● Written request: Copy each line of the entries beneath that contains the word "this".

## start Rows

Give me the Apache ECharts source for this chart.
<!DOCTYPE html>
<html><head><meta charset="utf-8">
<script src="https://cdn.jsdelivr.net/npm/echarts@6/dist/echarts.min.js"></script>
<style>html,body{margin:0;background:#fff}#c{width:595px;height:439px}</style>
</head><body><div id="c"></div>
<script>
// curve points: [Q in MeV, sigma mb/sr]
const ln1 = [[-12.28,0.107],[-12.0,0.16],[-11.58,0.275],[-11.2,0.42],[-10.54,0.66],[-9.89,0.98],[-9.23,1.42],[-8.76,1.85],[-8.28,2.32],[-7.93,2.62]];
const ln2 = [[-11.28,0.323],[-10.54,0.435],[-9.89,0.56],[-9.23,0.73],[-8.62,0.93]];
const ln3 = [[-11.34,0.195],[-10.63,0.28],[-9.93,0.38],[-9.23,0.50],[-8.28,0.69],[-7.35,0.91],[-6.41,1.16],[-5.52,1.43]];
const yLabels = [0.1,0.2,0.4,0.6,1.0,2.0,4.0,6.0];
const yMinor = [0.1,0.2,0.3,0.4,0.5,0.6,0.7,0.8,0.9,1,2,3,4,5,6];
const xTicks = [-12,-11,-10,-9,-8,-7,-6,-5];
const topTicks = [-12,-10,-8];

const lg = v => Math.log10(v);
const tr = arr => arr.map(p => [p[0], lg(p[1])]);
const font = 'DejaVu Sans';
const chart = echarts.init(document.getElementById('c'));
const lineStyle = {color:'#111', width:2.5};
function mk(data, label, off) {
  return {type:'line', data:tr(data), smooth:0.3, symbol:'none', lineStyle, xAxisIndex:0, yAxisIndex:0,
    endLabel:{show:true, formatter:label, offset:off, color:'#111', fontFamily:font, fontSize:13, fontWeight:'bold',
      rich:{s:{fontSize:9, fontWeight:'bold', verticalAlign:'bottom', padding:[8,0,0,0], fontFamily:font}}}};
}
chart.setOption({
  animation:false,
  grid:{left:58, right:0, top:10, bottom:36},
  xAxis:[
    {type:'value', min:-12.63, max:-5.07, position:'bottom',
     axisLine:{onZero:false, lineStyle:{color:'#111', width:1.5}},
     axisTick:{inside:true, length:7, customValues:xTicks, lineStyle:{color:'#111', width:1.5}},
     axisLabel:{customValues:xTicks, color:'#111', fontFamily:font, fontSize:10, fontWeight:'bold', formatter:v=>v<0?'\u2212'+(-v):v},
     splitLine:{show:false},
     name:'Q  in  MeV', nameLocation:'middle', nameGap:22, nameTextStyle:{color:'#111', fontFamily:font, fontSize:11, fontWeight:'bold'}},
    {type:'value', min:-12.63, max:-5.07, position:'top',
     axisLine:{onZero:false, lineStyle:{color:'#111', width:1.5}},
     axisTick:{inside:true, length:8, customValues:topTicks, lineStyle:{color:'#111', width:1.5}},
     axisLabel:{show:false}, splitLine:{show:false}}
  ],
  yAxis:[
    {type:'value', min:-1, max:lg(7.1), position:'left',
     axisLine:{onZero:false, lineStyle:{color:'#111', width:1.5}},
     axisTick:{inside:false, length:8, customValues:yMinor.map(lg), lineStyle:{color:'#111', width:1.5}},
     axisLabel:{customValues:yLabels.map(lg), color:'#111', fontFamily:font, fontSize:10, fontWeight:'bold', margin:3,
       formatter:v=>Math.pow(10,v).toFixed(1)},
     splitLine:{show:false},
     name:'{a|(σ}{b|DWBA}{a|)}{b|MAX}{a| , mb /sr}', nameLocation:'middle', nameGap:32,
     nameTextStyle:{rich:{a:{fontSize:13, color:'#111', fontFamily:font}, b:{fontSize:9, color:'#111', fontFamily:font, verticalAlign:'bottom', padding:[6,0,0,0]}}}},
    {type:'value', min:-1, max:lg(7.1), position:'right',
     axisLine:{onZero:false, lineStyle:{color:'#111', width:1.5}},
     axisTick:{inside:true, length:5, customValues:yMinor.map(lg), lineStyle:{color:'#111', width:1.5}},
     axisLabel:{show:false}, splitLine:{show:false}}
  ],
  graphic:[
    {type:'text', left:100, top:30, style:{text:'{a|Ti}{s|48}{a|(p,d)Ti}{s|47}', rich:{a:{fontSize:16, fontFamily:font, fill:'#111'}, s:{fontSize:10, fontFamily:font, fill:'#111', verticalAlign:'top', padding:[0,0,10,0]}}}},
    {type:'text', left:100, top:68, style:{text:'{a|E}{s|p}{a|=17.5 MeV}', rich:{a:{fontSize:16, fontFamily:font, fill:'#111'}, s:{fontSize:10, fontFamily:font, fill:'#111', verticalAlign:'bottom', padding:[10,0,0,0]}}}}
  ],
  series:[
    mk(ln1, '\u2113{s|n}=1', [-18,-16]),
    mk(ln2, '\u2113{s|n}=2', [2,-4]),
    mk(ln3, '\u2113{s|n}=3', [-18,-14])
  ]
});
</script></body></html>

## end Rows
## start Rows

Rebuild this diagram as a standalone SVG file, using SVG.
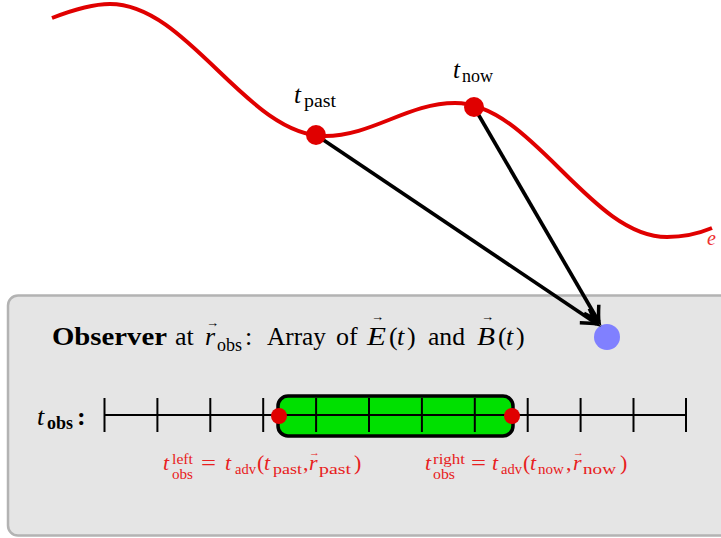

## end Rows

● Exercise answer:
Give me the Apache ECharts source for this chart.
Rebuild this diagram as a standalone SVG file, using SVG.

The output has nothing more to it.